**Exercise instructions:** State only the count of lines in the listing below that hold "this".

*** Dataset excerpts

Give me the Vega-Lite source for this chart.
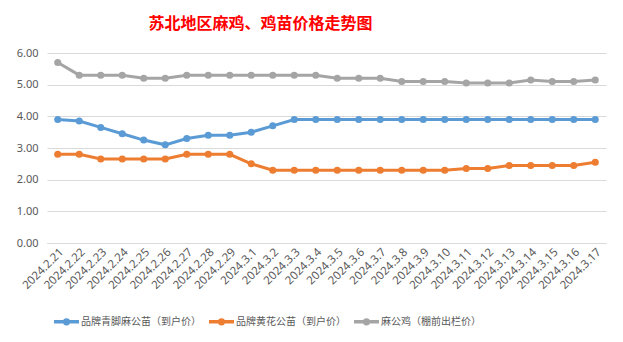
{
  "$schema": "https://vega.github.io/schema/vega-lite/v6.json",
  "width": 559,
  "height": 190,
  "autosize": {"type": "none"},
  "padding": {"left": 47, "top": 53, "right": 17, "bottom": 99},
  "background": "#ffffff",
  "title": {
    "text": "苏北地区麻鸡、鸡苗价格走势图",
    "color": "#FF0000",
    "font": "Noto Sans CJK SC",
    "fontSize": 16,
    "fontWeight": "bold",
    "anchor": "middle",
    "dx": -66,
    "offset": 15
  },
  "config": {
    "view": {"stroke": null},
    "font": "Noto Sans CJK SC"
  },
  "data": {
    "values": [
      {"date": "2024.2.21", "s": "品牌青脚麻公苗（到户价）", "p": 3.9},
      {"date": "2024.2.22", "s": "品牌青脚麻公苗（到户价）", "p": 3.85},
      {"date": "2024.2.23", "s": "品牌青脚麻公苗（到户价）", "p": 3.65},
      {"date": "2024.2.24", "s": "品牌青脚麻公苗（到户价）", "p": 3.45},
      {"date": "2024.2.25", "s": "品牌青脚麻公苗（到户价）", "p": 3.25},
      {"date": "2024.2.26", "s": "品牌青脚麻公苗（到户价）", "p": 3.1},
      {"date": "2024.2.27", "s": "品牌青脚麻公苗（到户价）", "p": 3.3},
      {"date": "2024.2.28", "s": "品牌青脚麻公苗（到户价）", "p": 3.4},
      {"date": "2024.2.29", "s": "品牌青脚麻公苗（到户价）", "p": 3.4},
      {"date": "2024.3.1", "s": "品牌青脚麻公苗（到户价）", "p": 3.5},
      {"date": "2024.3.2", "s": "品牌青脚麻公苗（到户价）", "p": 3.7},
      {"date": "2024.3.3", "s": "品牌青脚麻公苗（到户价）", "p": 3.9},
      {"date": "2024.3.4", "s": "品牌青脚麻公苗（到户价）", "p": 3.9},
      {"date": "2024.3.5", "s": "品牌青脚麻公苗（到户价）", "p": 3.9},
      {"date": "2024.3.6", "s": "品牌青脚麻公苗（到户价）", "p": 3.9},
      {"date": "2024.3.7", "s": "品牌青脚麻公苗（到户价）", "p": 3.9},
      {"date": "2024.3.8", "s": "品牌青脚麻公苗（到户价）", "p": 3.9},
      {"date": "2024.3.9", "s": "品牌青脚麻公苗（到户价）", "p": 3.9},
      {"date": "2024.3.10", "s": "品牌青脚麻公苗（到户价）", "p": 3.9},
      {"date": "2024.3.11", "s": "品牌青脚麻公苗（到户价）", "p": 3.9},
      {"date": "2024.3.12", "s": "品牌青脚麻公苗（到户价）", "p": 3.9},
      {"date": "2024.3.13", "s": "品牌青脚麻公苗（到户价）", "p": 3.9},
      {"date": "2024.3.14", "s": "品牌青脚麻公苗（到户价）", "p": 3.9},
      {"date": "2024.3.15", "s": "品牌青脚麻公苗（到户价）", "p": 3.9},
      {"date": "2024.3.16", "s": "品牌青脚麻公苗（到户价）", "p": 3.9},
      {"date": "2024.3.17", "s": "品牌青脚麻公苗（到户价）", "p": 3.9},
      {"date": "2024.2.21", "s": "品牌黄花公苗（到户价）", "p": 2.8},
      {"date": "2024.2.22", "s": "品牌黄花公苗（到户价）", "p": 2.8},
      {"date": "2024.2.23", "s": "品牌黄花公苗（到户价）", "p": 2.65},
      {"date": "2024.2.24", "s": "品牌黄花公苗（到户价）", "p": 2.65},
      {"date": "2024.2.25", "s": "品牌黄花公苗（到户价）", "p": 2.65},
      {"date": "2024.2.26", "s": "品牌黄花公苗（到户价）", "p": 2.65},
      {"date": "2024.2.27", "s": "品牌黄花公苗（到户价）", "p": 2.8},
      {"date": "2024.2.28", "s": "品牌黄花公苗（到户价）", "p": 2.8},
      {"date": "2024.2.29", "s": "品牌黄花公苗（到户价）", "p": 2.8},
      {"date": "2024.3.1", "s": "品牌黄花公苗（到户价）", "p": 2.5},
      {"date": "2024.3.2", "s": "品牌黄花公苗（到户价）", "p": 2.3},
      {"date": "2024.3.3", "s": "品牌黄花公苗（到户价）", "p": 2.3},
      {"date": "2024.3.4", "s": "品牌黄花公苗（到户价）", "p": 2.3},
      {"date": "2024.3.5", "s": "品牌黄花公苗（到户价）", "p": 2.3},
      {"date": "2024.3.6", "s": "品牌黄花公苗（到户价）", "p": 2.3},
      {"date": "2024.3.7", "s": "品牌黄花公苗（到户价）", "p": 2.3},
      {"date": "2024.3.8", "s": "品牌黄花公苗（到户价）", "p": 2.3},
      {"date": "2024.3.9", "s": "品牌黄花公苗（到户价）", "p": 2.3},
      {"date": "2024.3.10", "s": "品牌黄花公苗（到户价）", "p": 2.3},
      {"date": "2024.3.11", "s": "品牌黄花公苗（到户价）", "p": 2.35},
      {"date": "2024.3.12", "s": "品牌黄花公苗（到户价）", "p": 2.35},
      {"date": "2024.3.13", "s": "品牌黄花公苗（到户价）", "p": 2.45},
      {"date": "2024.3.14", "s": "品牌黄花公苗（到户价）", "p": 2.45},
      {"date": "2024.3.15", "s": "品牌黄花公苗（到户价）", "p": 2.45},
      {"date": "2024.3.16", "s": "品牌黄花公苗（到户价）", "p": 2.45},
      {"date": "2024.3.17", "s": "品牌黄花公苗（到户价）", "p": 2.55},
      {"date": "2024.2.21", "s": "麻公鸡（棚前出栏价）", "p": 5.7},
      {"date": "2024.2.22", "s": "麻公鸡（棚前出栏价）", "p": 5.3},
      {"date": "2024.2.23", "s": "麻公鸡（棚前出栏价）", "p": 5.3},
      {"date": "2024.2.24", "s": "麻公鸡（棚前出栏价）", "p": 5.3},
      {"date": "2024.2.25", "s": "麻公鸡（棚前出栏价）", "p": 5.2},
      {"date": "2024.2.26", "s": "麻公鸡（棚前出栏价）", "p": 5.2},
      {"date": "2024.2.27", "s": "麻公鸡（棚前出栏价）", "p": 5.3},
      {"date": "2024.2.28", "s": "麻公鸡（棚前出栏价）", "p": 5.3},
      {"date": "2024.2.29", "s": "麻公鸡（棚前出栏价）", "p": 5.3},
      {"date": "2024.3.1", "s": "麻公鸡（棚前出栏价）", "p": 5.3},
      {"date": "2024.3.2", "s": "麻公鸡（棚前出栏价）", "p": 5.3},
      {"date": "2024.3.3", "s": "麻公鸡（棚前出栏价）", "p": 5.3},
      {"date": "2024.3.4", "s": "麻公鸡（棚前出栏价）", "p": 5.3},
      {"date": "2024.3.5", "s": "麻公鸡（棚前出栏价）", "p": 5.2},
      {"date": "2024.3.6", "s": "麻公鸡（棚前出栏价）", "p": 5.2},
      {"date": "2024.3.7", "s": "麻公鸡（棚前出栏价）", "p": 5.2},
      {"date": "2024.3.8", "s": "麻公鸡（棚前出栏价）", "p": 5.1},
      {"date": "2024.3.9", "s": "麻公鸡（棚前出栏价）", "p": 5.1},
      {"date": "2024.3.10", "s": "麻公鸡（棚前出栏价）", "p": 5.1},
      {"date": "2024.3.11", "s": "麻公鸡（棚前出栏价）", "p": 5.05},
      {"date": "2024.3.12", "s": "麻公鸡（棚前出栏价）", "p": 5.05},
      {"date": "2024.3.13", "s": "麻公鸡（棚前出栏价）", "p": 5.05},
      {"date": "2024.3.14", "s": "麻公鸡（棚前出栏价）", "p": 5.15},
      {"date": "2024.3.15", "s": "麻公鸡（棚前出栏价）", "p": 5.1},
      {"date": "2024.3.16", "s": "麻公鸡（棚前出栏价）", "p": 5.1},
      {"date": "2024.3.17", "s": "麻公鸡（棚前出栏价）", "p": 5.15}
    ]
  },
  "mark": {
    "type": "line",
    "strokeWidth": 3,
    "point": {"filled": true, "size": 50}
  },
  "encoding": {
    "x": {
      "field": "date",
      "type": "ordinal",
      "sort": null,
      "scale": {"type": "band", "paddingInner": 0, "paddingOuter": 0},
      "axis": {
        "title": null,
        "labelAngle": -45,
        "labelFontSize": 11.5,
        "labelFont": "Noto Sans",
        "labelColor": "#595959",
        "ticks": false,
        "domainColor": "#D9D9D9",
        "labelPadding": 3,
        "grid": false
      }
    },
    "y": {
      "field": "p",
      "type": "quantitative",
      "scale": {"domain": [0, 6], "nice": false},
      "axis": {
        "title": null,
        "values": [0, 1, 2, 3, 4, 5, 6],
        "format": ".2f",
        "labelFontSize": 11,
        "labelFont": "Noto Sans",
        "labelColor": "#595959",
        "ticks": false,
        "domain": false,
        "gridColor": "#D9D9D9",
        "labelPadding": 9
      }
    },
    "color": {
      "field": "s",
      "type": "nominal",
      "sort": null,
      "scale": {
        "domain": ["品牌青脚麻公苗（到户价）", "品牌黄花公苗（到户价）", "麻公鸡（棚前出栏价）"],
        "range": ["#5B9BD5", "#ED7D31", "#A5A5A5"]
      },
      "legend": {
        "title": null,
        "orient": "none",
        "direction": "horizontal",
        "legendX": 5,
        "legendY": 254,
        "labelFontSize": 10,
        "labelColor": "#595959",
        "labelFont": "Noto Sans CJK SC",
        "symbolType": "M-1,0H1M-0.15,0A0.15,0.15,0,1,1,0.15,0A0.15,0.15,0,1,1,-0.15,0",
        "symbolSize": 625,
        "symbolStrokeWidth": 3.5,
        "columnPadding": 1,
        "labelOffset": 0
      }
    }
  }
}
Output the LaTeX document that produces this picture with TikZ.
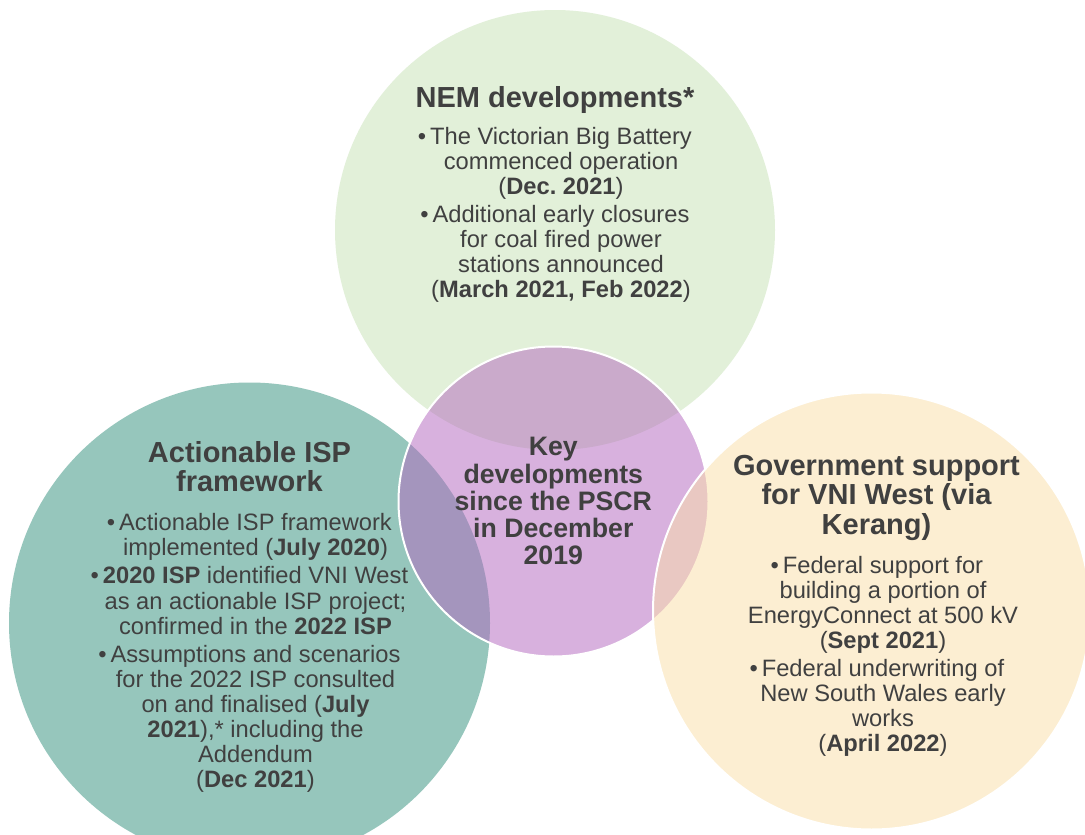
\documentclass[tikz,border=0pt]{standalone}
\usepackage{fontspec}
\setmainfont{Liberation Sans}
\setlength{\lineskiplimit}{-100pt}
\frenchspacing

\definecolor{txt}{HTML}{404040}
\definecolor{nemgreen}{HTML}{E2F0D9}
\definecolor{ispteal}{HTML}{96C6BC}
\definecolor{keypurple}{RGB}{179,101,191}
\definecolor{govorange}{RGB}{251,223,167}

% bullet hanging to the left of a centred line
\newcommand{\bulletmark}{\llap{•\hspace{4pt}}}

% multi-line nodes: the base anchor sits on the last line's baseline
\tikzset{
  heading/.style={font=\fontsize{29}{29.6}\selectfont\bfseries, text=txt,
    align=center, anchor=base, inner sep=0pt},
  keytext/.style={font=\fontsize{26.7}{27.1}\selectfont\bfseries, text=txt,
    align=center, anchor=base, inner sep=0pt},
  bodytext/.style={font=\fontsize{23.7}{25.1}\selectfont, text=txt,
    align=center, anchor=base, inner sep=0pt},
  ring/.style={draw=white, line width=2pt},
}

\begin{document}
\begin{tikzpicture}[x=1pt,y=-1pt]
  \useasboundingbox (0,0) rectangle (1085,835);
  \clip (0,0) rectangle (1085,835);
  \fill[white] (0,0) rectangle (1085,835);

  % circle centres
  \coordinate (cnem) at (555,230);
  \coordinate (cisp) at (249.5,623);
  \coordinate (ckey) at (553.5,501.5);
  \coordinate (cgov) at (871.5,611);

  % outer circles
  \fill[nemgreen] (cnem) circle[radius=220pt];
  \fill[ispteal] (cisp) circle[radius=240.5pt];
  % centre circle, translucent
  \fill[keypurple, fill opacity=0.5] (ckey) circle[radius=155pt];
  \draw[ring] (ckey) circle[radius=155pt];
  % right circle, translucent over the centre one
  \fill[govorange, fill opacity=0.5] (cgov) circle[radius=218.5pt];
  \draw[ring] (cgov) circle[radius=218.5pt];

  % NEM developments
  \node[heading] (nemhead) at (555,107) {NEM developments*};
  \node[bodytext] (nembody) at (561,297.7) {%
    \bulletmark The Victorian Big Battery\\
    commenced operation\\
    (\textbf{Dec. 2021})\\[2.6pt]
    \bulletmark Additional early closures\\
    for coal fired power\\
    stations announced\\
    (\textbf{March 2021, Feb 2022})};

  % Actionable ISP framework
  \node[heading] (isphead) at (249.5,491.7) {Actionable ISP\\framework};
  \node[bodytext] (ispbody) at (255.5,787.7) {%
    \bulletmark Actionable ISP framework\\
    implemented (\textbf{July 2020})\\[3pt]
    \bulletmark\textbf{2020 ISP} identified VNI West\\
    as an actionable ISP project;\\
    confirmed in the \textbf{2022 ISP}\\[3pt]
    \bulletmark Assumptions and scenarios\\
    for the 2022 ISP consulted\\
    on and finalised (\textbf{July}\\
    \textbf{2021}),* including the\\
    Addendum\\
    (\textbf{Dec 2021})};

  % Government support
  \node[heading] (govhead) at (876.5,534.3) {Government support\\for VNI West (via\\Kerang)};
  \node[bodytext] (govbody) at (883,751.7) {%
    \bulletmark Federal support for\\
    building a portion of\\
    EnergyConnect at 500 kV\\
    (\textbf{Sept 2021})\\[2.6pt]
    \bulletmark Federal underwriting of\\
    New South Wales early\\
    works\\
    (\textbf{April 2022})};

  % centre label
  \node[keytext] (keylabel) at (553.3,564.3) {Key\\developments\\since the PSCR\\in December\\2019};
\end{tikzpicture}
\end{document}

******

**Correct response:** 2